Time Piece

Time Piece

Time Piece

Starting in mid-1964, Jim Henson began work on a side passion project that again speaks to the fact that puppetry not only wasn’t his only form of artistic expression but perhaps wasn’t even his favorite. And if that’s not necessarily the case, it at least underlines his lifelong desire to pursue other forms of storytelling and film-making. At this point, puppetry paid the bills, and he certainly enjoyed it, but he wanted more. He considered himself more of a visual artist and designer than a puppeteer (and interestingly, his later Muppet departures such as The Dark Crystal and Labyrinth would wed his love for complex worldbuilding through scenic design and art with the most advanced puppetry the world had ever seen), and in this 8-minute-long short film, which he originally called Time to Go before finally settling on Time Piece, he was able to fully indulge that part of himself.

 

Time Piece is a strange, artsy little film that is essentially about a man who, in Jerry Juhl’s words, was “running from time,” like both the narrator of “Tick Tock Sick,” and Jim himself.
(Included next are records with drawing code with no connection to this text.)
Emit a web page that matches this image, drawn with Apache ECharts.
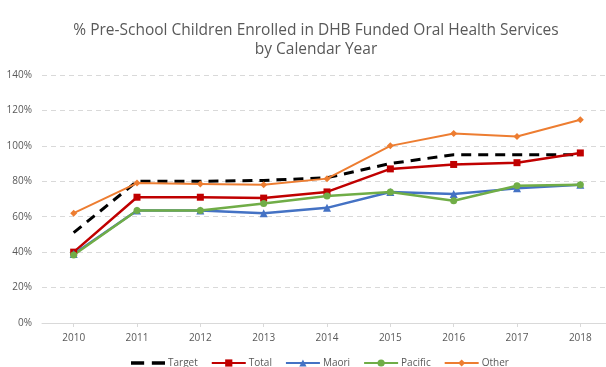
<!DOCTYPE html>
<html>
<head>
<meta charset="utf-8">
<script src="https://cdn.jsdelivr.net/npm/echarts@6/dist/echarts.min.js"></script>
<style>
  html, body { margin: 0; padding: 0; background: #fff; }
  #chart { width: 606px; height: 367px; }
</style>
</head>
<body>
<div id="chart"></div>
<script>
// Calendar years on the x axis
const years = ['2010', '2011', '2012', '2013', '2014', '2015', '2016', '2017', '2018'];

// Enrolment rates (%) per group
const target  = [51, 80, 80, 80.5, 82, 90, 95, 95, 95];
const total   = [40, 71, 71, 70.5, 74, 87, 89.5, 90.5, 96];
const maori   = [39, 63.5, 63.5, 62, 65, 74, 72.8, 76, 78];
const pacific = [38.4, 63.5, 63.5, 67.5, 71.7, 74, 69, 77.5, 78];
const other   = [62, 79, 78.5, 78, 81.5, 100, 107, 105.3, 114.7];

const textColor = '#595959';
const fontFamily = 'Open Sans, Liberation Sans, sans-serif';

const chart = echarts.init(document.getElementById('chart'), null, { renderer: 'canvas' });

function line(name, data, color, symbol, size, extra) {
  return Object.assign({
    name: name,
    type: 'line',
    data: data,
    symbol: symbol,
    symbolSize: size,
    showSymbol: true,
    itemStyle: { color: color },
    lineStyle: { color: color, width: 2.5 },
    emphasis: { disabled: true },
    animation: false
  }, extra || {});
}

chart.setOption({
  backgroundColor: '#fff',
  title: {
    text: '% Pre-School Children Enrolled in DHB Funded Oral Health Services\nby Calendar Year',
    left: 311,
    textAlign: 'center',
    top: 16,
    textStyle: { color: textColor, fontSize: 15.5, fontWeight: 'normal', fontFamily: fontFamily, lineHeight: 19 }
  },
  legend: {
    bottom: -6,
    left: 126,
    itemWidth: 34,
    itemHeight: 9,
    itemGap: 13,
    textStyle: { color: textColor, fontSize: 10, fontFamily: fontFamily, padding: [0, 0, 0, -2] },
    data: [
      { name: 'Target', icon: 'path://M0,3h12v3h-12zM19,3h12v3h-12z' },
      'Total', 'Maori', 'Pacific', 'Other'
    ]
  },
  grid: { left: 42, top: 75, width: 570, height: 248, containLabel: false, outerBoundsMode: 'none' },
  xAxis: {
    type: 'category',
    data: years,
    boundaryGap: true,
    axisLine: { lineStyle: { color: '#d9d9d9' } },
    axisTick: { show: true, alignWithLabel: true, length: 4, lineStyle: { color: '#d9d9d9' } },
    axisLabel: { color: textColor, fontSize: 10, fontFamily: fontFamily, margin: 10 },
    splitLine: { show: false }
  },
  yAxis: {
    type: 'value',
    min: 0,
    max: 140,
    interval: 20,
    axisLine: { show: false },
    axisTick: { show: false },
    axisLabel: { color: textColor, fontSize: 10, fontFamily: fontFamily, formatter: '{value}%', margin: 10 },
    splitLine: { lineStyle: { color: '#d9d9d9', type: [5, 4], width: 1 } }
  },
  series: [
    line('Target', target, '#000000', 'none', 0, {
      itemStyle: { color: '#000000' },
      lineStyle: { color: '#000000', width: 3, type: [10, 7] }
    }),
    line('Total', total, '#C00000', 'rect', 7),
    line('Maori', maori, '#4472C4', 'triangle', 8),
    line('Pacific', pacific, '#70AD47', 'circle', 7),
    line('Other', other, '#ED7D31', 'diamond', 7, { lineStyle: { color: '#ED7D31', width: 2 } })
  ]
});
</script>
</body>
</html>
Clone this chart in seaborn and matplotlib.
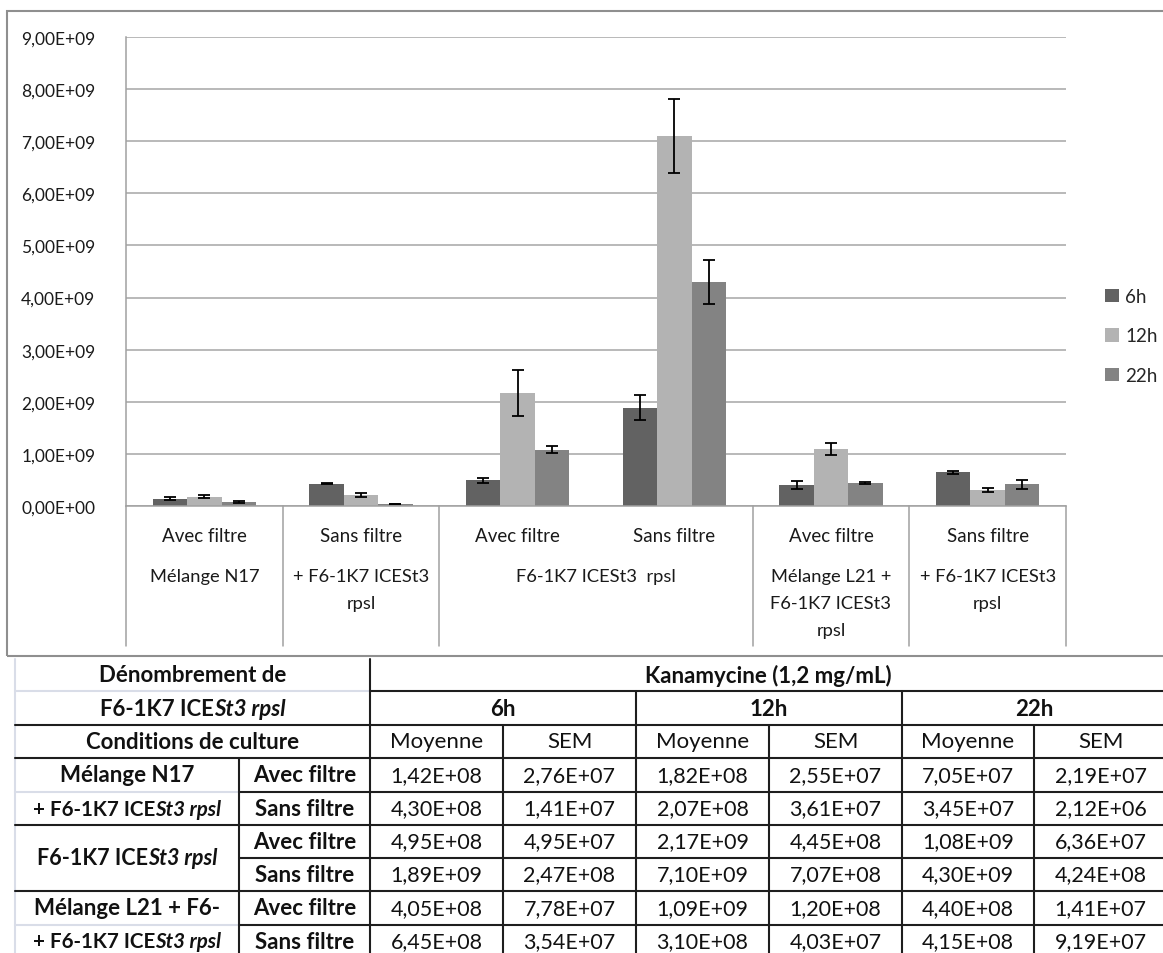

Significantly, Jim actually stars in the film as the man being relentlessly harassed by the constant ticking of the clock. As I discussed in the post I just linked to, Jim was always aware that despite his thousands of creative ambitions, he’d only ever be able to complete a small fraction of them, and so he was always working as hard as he could on as much as he could. The fact that he spent almost a year on Time Piece, gradually filming small pieces of the project in between continuing to do his day job, which consisted of The Jimmy Dean Show, commercials, and other TV appearances, speaks to that. Constantly, magically juggling seemingly hundreds of projects across the globe at once would later come to practically define his career.

 

Title card.

Title card.

As with the early Muppets and how Jim was able to see ahead of other puppeteers at the time, realizing that puppets designed for television would have to be different than ones meant for a theatre, and that puppeteers didn’t have to hide behind a stage but simply out of camera range, he saw further than other people in regards to other aspects of filmmaking too. With its very short shots and rapid-fire editing, Time Piece resembles a music video, an art form that didn’t exist yet but would be popular around 2 decades later. It also calls to mind a number of sequences in Jim’s short live-action pieces for Sesame Street.

 

Again, the entire film is about a man running from time, and in a way, that’s about it. However, Jim conveys this through a practically kaleidoscopic barrage of odd images and weird juxtapositions that are by turns, funny, bizarre, whimsical, and always intriguing. He intended it to be a visual representation of the stream-of-consciousness literary style, and it is definitely that. You can grasp for and even tease out particular moments of meaning but overall the intention is for the viewer to be chaotically bounced around, jarred, and hopefully also amused.

 

I had seen excerpts of the film in documentaries and museums before, but this is the first time I sat through the entire piece from start to finish, and a number of things really stood out to me. First and foremost is just what a genius Jim Henson was. The fact that, essentially on his free time and on a small budget, he was able to create an assemblage of such striking images and moods, some of which remain so impressive today you practically stop and wonder how he even accomplished them. Or, rather, you would, if you had time to mull any given image over before being instantly tossed into the next insane situation on screen. Jim wrote, starred in, and directed this film, and even composed its rat-a-tat musical score, along with creating the interstitial paper animated sequences, using the same techniques he did for Drums West and Shearing Animation.

 

Jim, post-dive.

Jim, post-dive.

And the timing for all the actions in each shot is perfectly timed to the score, which is composed of drum beats and other types of rhythmic noises. The fact that he was able to get each motion on screen and piece of choreography to so exactly match the music alone is an astounding feat. (Even if one weren’t to realize that it’s a film about running from time, it would be difficult to notice how it isn’t about the rhythms of everyday life, each action making its own sort of music, until the fantasy sequences leap into effect and take the film and the protagonist elsewhere.) Jim also was working entirely from storyboards that he drew himself, without a script. The film flows in such a way that it practically feels improvised and yet each moment was painstakingly planned out in advance.

 

Another thing that surprised me was how funny it is. On the one hand, Jim is clearly indulging in a more artsy, for-lack-of-a-better-word pretentious side than we usually see from him, with a great deal of pop-art-style imagery and deliberately unsubtle, in-your-face symbolism (and with nary a puppet in sight!), but on the other, the film has such a sense of cheerful, weird whimsy and copious tongue-in-cheek self-awareness that it undercuts any sense of performance art self-importance that sometimes mars similar work from other artists. Even those who generally have no interest in this sort of film–cough cough ME cough cough–can find themselves won over by its humor, as well as its jaw-dropping ability to, in shot after shot, show you probably the last thing you might have ever expected.